Un titre traduit par un énigmatique " The beast " qui semblait bien du " De Behandling " original. On se dirigeait tout droit vers une mauvaise interprétation linguistique, et puis ... Le creuset de l'horreur, le froid, désincarné, psychologique.
- [TW : Pédophilie dans le film]
Un film étouffant, l'ambiance thriller est très réussie, voire maitrisée. Les plans a la steady cam, le rythme du montage, la diversité des décors, et leurs colorimétries très désaturées, tout cela fonctionne a merveille, et permet au long métrage d'être suintant et glacial. Tout ce qu'il décide de montrer, il le fait bien, permettant à la fois de susciter l'émotion du spectateur, et de ne pas tomber dans un fétichisme macabre. En montrant insectes, photos, crasse, sang, il met le spectateur mal à l'aise, le pousse dans ses retranchements, a ses limites, mais a aucun moment la réalisation ne rend quoique ce soit d'horrible, désirable, et c'est au cœur de sa force esthétique.

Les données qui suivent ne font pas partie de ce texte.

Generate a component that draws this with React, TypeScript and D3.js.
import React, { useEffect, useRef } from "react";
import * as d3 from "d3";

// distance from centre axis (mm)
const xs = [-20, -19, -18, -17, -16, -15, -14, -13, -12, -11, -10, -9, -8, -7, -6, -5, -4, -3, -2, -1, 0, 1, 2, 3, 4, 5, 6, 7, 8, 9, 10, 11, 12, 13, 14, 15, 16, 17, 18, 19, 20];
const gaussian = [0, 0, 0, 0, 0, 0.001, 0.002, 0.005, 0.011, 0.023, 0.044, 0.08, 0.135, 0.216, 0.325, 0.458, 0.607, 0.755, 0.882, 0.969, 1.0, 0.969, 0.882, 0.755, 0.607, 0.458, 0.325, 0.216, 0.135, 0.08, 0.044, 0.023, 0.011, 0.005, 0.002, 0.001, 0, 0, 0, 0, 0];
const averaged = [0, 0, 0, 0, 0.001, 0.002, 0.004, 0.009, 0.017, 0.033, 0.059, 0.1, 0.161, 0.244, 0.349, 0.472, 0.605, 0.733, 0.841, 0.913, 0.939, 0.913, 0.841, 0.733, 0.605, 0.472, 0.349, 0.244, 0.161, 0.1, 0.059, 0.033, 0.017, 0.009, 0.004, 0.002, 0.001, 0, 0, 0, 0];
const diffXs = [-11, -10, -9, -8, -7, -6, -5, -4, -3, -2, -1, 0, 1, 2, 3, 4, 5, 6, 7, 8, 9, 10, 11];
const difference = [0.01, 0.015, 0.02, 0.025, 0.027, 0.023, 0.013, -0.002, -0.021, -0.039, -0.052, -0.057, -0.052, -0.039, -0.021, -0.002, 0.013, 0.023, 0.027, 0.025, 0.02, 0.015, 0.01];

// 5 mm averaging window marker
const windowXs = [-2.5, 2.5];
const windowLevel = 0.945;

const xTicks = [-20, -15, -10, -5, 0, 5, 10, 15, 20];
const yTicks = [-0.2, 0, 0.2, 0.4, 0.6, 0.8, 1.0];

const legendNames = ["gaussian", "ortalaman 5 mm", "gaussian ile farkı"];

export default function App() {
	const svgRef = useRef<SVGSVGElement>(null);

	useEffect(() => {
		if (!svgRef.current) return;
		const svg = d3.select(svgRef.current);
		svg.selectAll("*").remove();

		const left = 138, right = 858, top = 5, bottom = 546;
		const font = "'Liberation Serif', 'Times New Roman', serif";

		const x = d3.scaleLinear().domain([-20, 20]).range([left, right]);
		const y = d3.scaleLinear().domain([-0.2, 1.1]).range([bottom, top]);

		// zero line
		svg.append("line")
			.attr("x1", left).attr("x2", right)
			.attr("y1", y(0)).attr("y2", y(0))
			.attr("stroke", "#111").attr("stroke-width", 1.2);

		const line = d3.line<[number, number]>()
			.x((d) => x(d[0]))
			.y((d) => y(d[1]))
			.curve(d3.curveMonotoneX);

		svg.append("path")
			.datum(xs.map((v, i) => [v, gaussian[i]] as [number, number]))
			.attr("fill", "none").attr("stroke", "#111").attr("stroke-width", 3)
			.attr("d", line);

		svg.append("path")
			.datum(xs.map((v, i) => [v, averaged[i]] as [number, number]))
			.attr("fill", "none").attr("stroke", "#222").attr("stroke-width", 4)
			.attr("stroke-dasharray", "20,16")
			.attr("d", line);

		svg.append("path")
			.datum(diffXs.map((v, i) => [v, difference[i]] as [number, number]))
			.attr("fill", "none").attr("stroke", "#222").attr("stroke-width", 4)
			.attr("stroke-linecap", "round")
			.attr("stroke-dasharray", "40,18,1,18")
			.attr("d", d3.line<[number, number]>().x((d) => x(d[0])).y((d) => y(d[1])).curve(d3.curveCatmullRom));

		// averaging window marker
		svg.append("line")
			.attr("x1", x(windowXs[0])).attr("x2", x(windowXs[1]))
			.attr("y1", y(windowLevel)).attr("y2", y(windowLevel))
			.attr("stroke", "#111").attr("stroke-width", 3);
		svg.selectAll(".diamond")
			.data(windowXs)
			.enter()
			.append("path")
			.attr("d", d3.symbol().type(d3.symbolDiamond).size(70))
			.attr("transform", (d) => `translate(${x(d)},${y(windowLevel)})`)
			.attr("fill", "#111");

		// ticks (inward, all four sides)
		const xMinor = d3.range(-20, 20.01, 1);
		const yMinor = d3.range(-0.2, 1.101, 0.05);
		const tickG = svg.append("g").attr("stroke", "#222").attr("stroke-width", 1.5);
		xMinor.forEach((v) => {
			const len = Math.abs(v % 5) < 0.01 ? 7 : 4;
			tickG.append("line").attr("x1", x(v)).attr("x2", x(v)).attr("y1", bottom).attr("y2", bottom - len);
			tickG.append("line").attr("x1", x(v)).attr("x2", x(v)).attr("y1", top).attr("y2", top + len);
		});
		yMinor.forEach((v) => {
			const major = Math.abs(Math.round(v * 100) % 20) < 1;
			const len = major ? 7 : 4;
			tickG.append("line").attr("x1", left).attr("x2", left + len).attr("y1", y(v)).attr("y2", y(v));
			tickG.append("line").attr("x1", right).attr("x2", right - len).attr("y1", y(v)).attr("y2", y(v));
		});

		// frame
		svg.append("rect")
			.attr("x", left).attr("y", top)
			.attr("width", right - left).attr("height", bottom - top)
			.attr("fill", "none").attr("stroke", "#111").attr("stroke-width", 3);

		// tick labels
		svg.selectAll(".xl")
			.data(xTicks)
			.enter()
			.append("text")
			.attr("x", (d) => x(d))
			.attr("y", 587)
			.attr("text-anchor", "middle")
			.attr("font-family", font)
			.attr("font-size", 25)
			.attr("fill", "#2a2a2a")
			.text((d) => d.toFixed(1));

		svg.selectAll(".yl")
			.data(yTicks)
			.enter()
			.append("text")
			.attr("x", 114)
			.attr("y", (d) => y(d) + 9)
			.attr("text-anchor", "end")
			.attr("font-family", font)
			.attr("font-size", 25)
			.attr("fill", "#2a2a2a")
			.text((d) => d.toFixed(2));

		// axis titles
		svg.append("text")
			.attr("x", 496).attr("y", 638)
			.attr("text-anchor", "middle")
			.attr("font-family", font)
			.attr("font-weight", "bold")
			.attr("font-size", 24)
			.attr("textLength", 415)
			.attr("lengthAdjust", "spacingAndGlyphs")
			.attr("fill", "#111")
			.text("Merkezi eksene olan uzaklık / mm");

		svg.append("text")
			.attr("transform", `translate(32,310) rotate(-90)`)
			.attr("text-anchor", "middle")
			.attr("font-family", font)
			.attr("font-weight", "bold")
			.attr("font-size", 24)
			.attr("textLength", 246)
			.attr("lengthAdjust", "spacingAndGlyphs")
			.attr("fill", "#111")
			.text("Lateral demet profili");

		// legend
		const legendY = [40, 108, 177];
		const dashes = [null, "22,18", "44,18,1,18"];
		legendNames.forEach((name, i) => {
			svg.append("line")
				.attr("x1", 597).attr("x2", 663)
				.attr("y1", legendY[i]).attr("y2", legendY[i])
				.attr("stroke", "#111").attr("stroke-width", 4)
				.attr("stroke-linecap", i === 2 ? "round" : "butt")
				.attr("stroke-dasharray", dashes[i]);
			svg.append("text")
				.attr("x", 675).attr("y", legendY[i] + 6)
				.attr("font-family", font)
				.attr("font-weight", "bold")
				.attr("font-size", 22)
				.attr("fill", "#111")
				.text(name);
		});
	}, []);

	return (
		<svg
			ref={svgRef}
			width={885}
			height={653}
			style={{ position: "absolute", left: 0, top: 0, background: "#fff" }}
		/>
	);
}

Au cœur également, il y'a le noir. Les ténèbres, froids et mordants. On navigue entre réseaux pédophiles, sadisme en phase terminale, et personnages terrifiants. Je ne suis pas facilement choquable, mais là le plot, et la violence de ce qui a été imaginé me donnent sincèrement envie de vomir, de pleurer, et de mourir. C'est immonde, a un point où, si vous voulez regarder le film, il faut vraiment en avoir conscience.
Une fois cet avertissement réalisé, force est de constater que la progression de cette histoire est presque parfaite, que cette plongée dans les eaux les plus tourmentées de l'esprit humain se déroule à merveille, avec quelques effets de suspenses réussis et une montée progressive dans le glauque, et dans la terreur que le récit inspire. Le rapport à la pisse, aux hormones, au sexe, est troublant, mais donne un aspect réel a ces personnages malades. Aussi la puissance tragique qui rythme ces deux heures, est traité avec une constance impressionnante et déprimante.

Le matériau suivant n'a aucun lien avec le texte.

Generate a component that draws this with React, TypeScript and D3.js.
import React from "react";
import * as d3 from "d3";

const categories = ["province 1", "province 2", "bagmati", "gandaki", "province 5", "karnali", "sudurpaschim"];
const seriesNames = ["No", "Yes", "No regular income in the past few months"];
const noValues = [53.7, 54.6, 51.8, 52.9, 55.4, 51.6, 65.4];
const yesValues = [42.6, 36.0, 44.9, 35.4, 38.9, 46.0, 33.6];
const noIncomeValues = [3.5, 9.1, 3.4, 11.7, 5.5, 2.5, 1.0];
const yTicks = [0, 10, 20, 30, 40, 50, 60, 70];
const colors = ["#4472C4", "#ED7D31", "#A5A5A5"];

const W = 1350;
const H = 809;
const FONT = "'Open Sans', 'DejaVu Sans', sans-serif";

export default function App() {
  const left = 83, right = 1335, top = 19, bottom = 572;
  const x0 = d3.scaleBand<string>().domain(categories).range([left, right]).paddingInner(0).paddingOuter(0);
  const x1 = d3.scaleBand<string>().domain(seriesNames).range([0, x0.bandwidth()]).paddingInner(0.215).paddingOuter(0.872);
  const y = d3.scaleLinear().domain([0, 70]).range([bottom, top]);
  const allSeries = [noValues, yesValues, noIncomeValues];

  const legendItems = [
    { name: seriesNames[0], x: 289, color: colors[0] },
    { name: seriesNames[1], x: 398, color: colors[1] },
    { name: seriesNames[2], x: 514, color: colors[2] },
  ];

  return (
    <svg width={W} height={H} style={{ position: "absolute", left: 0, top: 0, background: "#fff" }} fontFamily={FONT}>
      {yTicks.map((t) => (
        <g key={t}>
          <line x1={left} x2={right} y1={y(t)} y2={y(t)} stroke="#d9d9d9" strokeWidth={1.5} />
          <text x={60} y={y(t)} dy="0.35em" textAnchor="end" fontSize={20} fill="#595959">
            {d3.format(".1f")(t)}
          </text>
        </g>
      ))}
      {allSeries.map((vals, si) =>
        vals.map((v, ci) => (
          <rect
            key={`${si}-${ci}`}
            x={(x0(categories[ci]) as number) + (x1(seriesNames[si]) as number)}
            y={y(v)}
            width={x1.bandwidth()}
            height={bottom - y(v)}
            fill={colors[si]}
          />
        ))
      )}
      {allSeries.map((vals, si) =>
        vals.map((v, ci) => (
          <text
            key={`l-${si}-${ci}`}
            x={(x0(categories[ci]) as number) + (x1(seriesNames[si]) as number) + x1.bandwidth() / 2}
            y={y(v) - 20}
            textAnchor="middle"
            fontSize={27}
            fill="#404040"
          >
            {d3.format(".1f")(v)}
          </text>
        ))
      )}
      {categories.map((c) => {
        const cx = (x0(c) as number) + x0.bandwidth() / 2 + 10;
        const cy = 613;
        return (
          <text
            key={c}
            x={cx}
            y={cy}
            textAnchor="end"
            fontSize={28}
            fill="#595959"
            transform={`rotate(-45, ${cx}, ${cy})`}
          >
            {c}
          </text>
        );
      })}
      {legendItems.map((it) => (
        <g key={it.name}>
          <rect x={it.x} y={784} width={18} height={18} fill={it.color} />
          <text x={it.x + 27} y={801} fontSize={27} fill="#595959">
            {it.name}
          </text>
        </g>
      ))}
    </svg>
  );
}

Geert Van Rampelberg propose une performance XXL ( a l'exception d'une scène ou son jeu se résume a bouger ses narines ). L'excellente Laura Verlinden croisée dans le très réussi, un Monde, de Laura Wandel, est elle aussi convaincante dans un rôle difficile, elle participe grandement a faire monter la tension dégueulasse qui structure la narration. Michael Vergauwen, campe également un rôle compliqué qu'il gère à la perfection. Le reste du casting est un peu moins brillant, il en reste néanmoins efficace, et permet au film de compléter cette fresque gelée d'un monde de bas fonds et d'immondices. Enfin, le traitement réaliste de la folie et de la faiblesse des antagonistes est ici, approprié et inspiré.
J'aurais de brèves réserves a émettre sur le rythme global du film, qui traîne un peu, et en même temps, c'est un artifice nécessaire pour la cohérence dramatique. Nous ne sommes pas ici en présence d'un film immense, qui réinvente le cinéma et transporte le spectateur dans des montagnes russes émotionnelles. Ici il s'agit de genre, de thriller glauque et noir, en ce sens, il réussit parfaitement sa mission, un long forage de l'âme torturée des humains qu'il montre. Ce long métrage, à défaut d'être parfait, illustre avec brio, le pire.
Ces quelques mots me permettent de formuler un avis, en bref, sur le film. Il est très réussi, mais c'est trop brutal, trop sale, trop dur. Et en ce sens, je ne le recommande qu'a un public très averti.